Aunque la forma de ciudad que llevaron los monjes civilizadores era la mediterránea, los nuevos ciudadanizados mantuvieron vivas ciertas tradiciones ancestrales y, entre ellas, la pervivencia del hito simbólico, que se convertirá en uno de los motivos sobre los que se fundará el desarrollo de esas poblaciones, ya convertidas en ciudades. Las consecuencias de este hecho son muy importantes, principalmente, porque el poder de atracción del hito será tal, que el crecimiento se hará a partir de él y teniéndole siempre presente; sin embargo no se manifestará como defecto hasta que llegaron a alcanzar tamaños grandes. 
Y muestra de que esas costumbres atávicas perduran durante muchísimo tiempo es que, milenios después, cuando unos nórdicos, lejanísimos descendientes de aquellos chocícolas, colonizaron el lejano oeste de América del norte, repitieron sin proponérselo aquel modo de vivir creando un poblado de servicios, con la iglesia, el colmado (salón) y la estafeta, mientras que los colonos habitaban en ranchos aislados en los alrededores, aunque muchos de ellos llegasen desde ciudades. Por aquellas tierras, antes que ellos, los españoles también habían fundado ciudades de forma muy distinta.

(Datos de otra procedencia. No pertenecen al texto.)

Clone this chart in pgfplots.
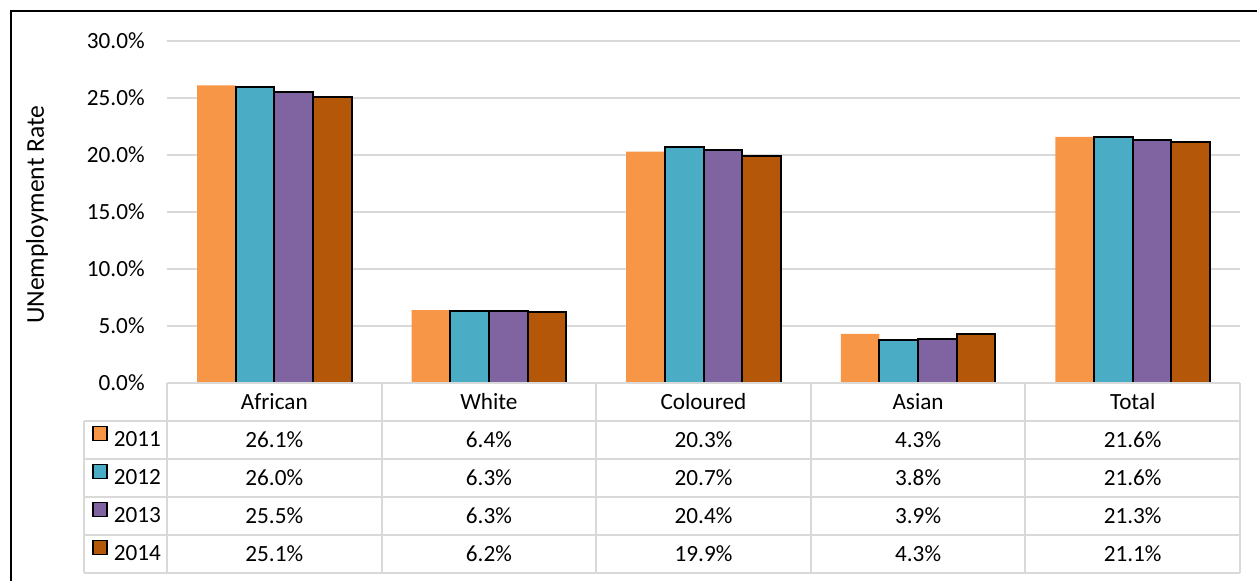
\documentclass[border=0pt]{standalone}
\usepackage{fontspec}
\setmainfont{Carlito}
\usepackage{pgfplots}
\pgfplotsset{compat=1.18}
\definecolor{cA}{HTML}{F79646}
\definecolor{cB}{HTML}{4BACC6}
\definecolor{cC}{HTML}{8064A2}
\definecolor{cD}{HTML}{B55708}
\definecolor{gridgray}{HTML}{D9D9D9}
\begin{document}
\fontsize{11.6}{14}\selectfont
\begin{tikzpicture}
\useasboundingbox (-83.5pt,-99pt) rectangle (545pt,191.5pt);
\draw[line width=1.2pt] (-78pt,-110pt) -- (-78pt,186pt) -- (560pt,186pt);
\begin{axis}[
  at={(0,0)}, anchor=south west,
  scale only axis, width=536.5pt, height=171pt,
  ybar=0pt, bar width=0.18,
  xmin=-0.5, xmax=4.5, ymin=0, ymax=30,
  xtick=\empty, ytick={0,5,...,30},
  yticklabel={\pgfmathprintnumber[fixed,fixed zerofill,precision=1]{\tick}\%},
  /pgf/number format/assume math mode=true,
  yticklabel style={anchor=east, inner sep=0pt, xshift=-11pt},
  ymajorgrids, grid style={line width=1pt, color=gridgray},
  axis line style={draw=none}, major tick length=0pt,
  every axis y label/.style={at={(axis description cs:-0.1212,0.492)}, rotate=90, anchor=center, font=\fontsize{12.8}{15}\selectfont},
  ylabel={UNemployment Rate},
  clip=false,
  legend style={at={(axis cs:-0.887,-3.333)}, anchor=north west, draw=none, fill=none,
    inner xsep=4pt, inner ysep=0pt, row sep=0pt, column sep=0pt,
    /tikz/every odd column/.append style={column sep=3pt},
    nodes={inner sep=0pt, minimum height=19pt}},
  legend image code/.code={\draw[#1, line width=0.8pt] (0pt,0pt) rectangle (7pt,7pt);},
  legend cell align=left,
]
\addplot[fill=cA, draw=none] coordinates {(0,26.1) (1,6.4) (2,20.3) (3,4.3) (4,21.6)};
\addplot[fill=cB, draw=black, line width=1pt] coordinates {(0,26.0) (1,6.3) (2,20.7) (3,3.8) (4,21.6)};
\addplot[fill=cC, draw=black, line width=1pt] coordinates {(0,25.5) (1,6.3) (2,20.4) (3,3.9) (4,21.3)};
\addplot[fill=cD, draw=black, line width=1pt] coordinates {(0,25.1) (1,6.2) (2,19.9) (3,4.3) (4,21.1)};
\legend{2011,2012,2013,2014}
% table lines
\draw[gridgray, line width=1pt] (axis cs:-0.5,0) -- (axis cs:4.5,0);
\draw[gridgray, line width=1pt] (axis cs:-0.887,-3.333) -- (axis cs:4.5,-3.333);
\draw[gridgray, line width=1pt] (axis cs:-0.887,-6.667) -- (axis cs:4.5,-6.667);
\draw[gridgray, line width=1pt] (axis cs:-0.887,-10) -- (axis cs:4.5,-10);
\draw[gridgray, line width=1pt] (axis cs:-0.887,-13.333) -- (axis cs:4.5,-13.333);
\draw[gridgray, line width=1pt] (axis cs:-0.887,-16.667) -- (axis cs:4.5,-16.667);
\draw[gridgray, line width=1pt] (axis cs:-0.887,-3.333) -- (axis cs:-0.887,-16.667);
\draw[gridgray, line width=1pt] (axis cs:-0.5,0) -- (axis cs:-0.5,-16.667);
\draw[gridgray, line width=1pt] (axis cs:0.5,0) -- (axis cs:0.5,-16.667);
\draw[gridgray, line width=1pt] (axis cs:1.5,0) -- (axis cs:1.5,-16.667);
\draw[gridgray, line width=1pt] (axis cs:2.5,0) -- (axis cs:2.5,-16.667);
\draw[gridgray, line width=1pt] (axis cs:3.5,0) -- (axis cs:3.5,-16.667);
\draw[gridgray, line width=1pt] (axis cs:4.5,0) -- (axis cs:4.5,-16.667);
% header
\node at (axis cs:0,-1.667) {African};
\node at (axis cs:1,-1.667) {White};
\node at (axis cs:2,-1.667) {Coloured};
\node at (axis cs:3,-1.667) {Asian};
\node at (axis cs:4,-1.667) {Total};
% values
\node at (axis cs:0,-5) {26.1\%};
\node at (axis cs:1,-5) {6.4\%};
\node at (axis cs:2,-5) {20.3\%};
\node at (axis cs:3,-5) {4.3\%};
\node at (axis cs:4,-5) {21.6\%};
\node at (axis cs:0,-8.333) {26.0\%};
\node at (axis cs:1,-8.333) {6.3\%};
\node at (axis cs:2,-8.333) {20.7\%};
\node at (axis cs:3,-8.333) {3.8\%};
\node at (axis cs:4,-8.333) {21.6\%};
\node at (axis cs:0,-11.667) {25.5\%};
\node at (axis cs:1,-11.667) {6.3\%};
\node at (axis cs:2,-11.667) {20.4\%};
\node at (axis cs:3,-11.667) {3.9\%};
\node at (axis cs:4,-11.667) {21.3\%};
\node at (axis cs:0,-15) {25.1\%};
\node at (axis cs:1,-15) {6.2\%};
\node at (axis cs:2,-15) {19.9\%};
\node at (axis cs:3,-15) {4.3\%};
\node at (axis cs:4,-15) {21.1\%};
\end{axis}
\end{tikzpicture}
\end{document}
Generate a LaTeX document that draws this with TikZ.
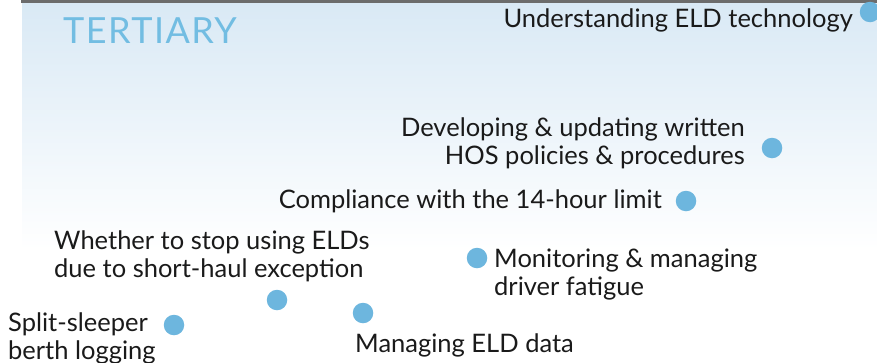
\documentclass[tikz,border=0pt]{standalone}
\usepackage{fontspec}
\setmainfont{Lato}
\begin{document}
\begin{tikzpicture}[x=1pt,y=-1pt,
  dot/.style={circle,fill=dotblue,inner sep=0pt,minimum size=20.5pt},
  lbl/.style={inner sep=0pt,font=\fontsize{25.5}{28}\selectfont,text=txt},
]
\definecolor{dotblue}{HTML}{6DB6DE}
\definecolor{txt}{HTML}{1A1A1A}
\definecolor{bgtop}{HTML}{D9E9F5}
\definecolor{ttl}{HTML}{72BDE2}
\useasboundingbox (0,0) rectangle (877,362);
\shade[top color=bgtop,bottom color=white] (22,2) rectangle (877,250);
\fill[gray!85!black] (21,0) rectangle (877,2.5);
\begin{scope}
\clip (0,0) rectangle (877,362);
\node[dot] (d1) at (870,12) {};
\end{scope}
\node[lbl,anchor=base west,text=ttl,font=\addfontfeature{LetterSpace=4}\fontsize{36}{36}\selectfont] (title) at (63,43) {TERTIARY};
\node[lbl,anchor=base east] (t1) at (853,27) {Understanding ELD technology};
\node[dot] (d2) at (772,148) {};
\node[lbl,anchor=base east,align=right] (t2) at (745,164) {Developing \& updating written\\HOS policies \& procedures};
\node[dot] (d3) at (686,201) {};
\node[lbl,anchor=base east] (t3) at (662,208) {Compliance with the 14-hour limit};
\node[dot] (d4) at (477,258) {};
\node[lbl,anchor=base west,align=left] (t4) at (494,295) {Monitoring \& managing\\driver fatigue};
\node[dot] (d5) at (277,300) {};
\node[lbl,anchor=base west,align=left] (t5) at (54,277) {Whether to stop using ELDs\\due to short-haul exception};
\node[dot] (d6) at (363,313) {};
\node[lbl,anchor=base west] (t6) at (355,352) {Managing ELD data};
\node[dot] (d7) at (174,325) {};
\node[lbl,anchor=base west,align=left] (t7) at (8,359) {Split-sleeper\\berth logging};
\end{tikzpicture}
\end{document}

Los barrios ajardinados de las actuales ciudades americanas tienen una particularidad que se explica bien con este modo de ver las cosas. En las primitivas se circulaba libremente por los espacios que quedaban entre las chozas o casas. Cuando mucho más tarde se hicieron calzadas pavimentadas, el espacio libre entre ellas y las construcciones era tierra de nadie; los vecinos lo cuidaron para tener delante de sus ventanas una vista agradable y sirve como jardín pero, respetando lo que en principio era parte de la vía pública, los propietarios no se atrevieron (ni se atreven) a vallarlo salvo, a veces, con una cerca casi esquemática.
Algún intento se hizo, muchos años ha, por una promotora americana, de construir un barrio con este tipo de ordenación en España, pero al cabo de poco tiempo el cierre de las parcelas se ha impuesto, y los propietarios han vallado sus jardines con seto vivo, aproximación moderna a la cerca de obra tradicional.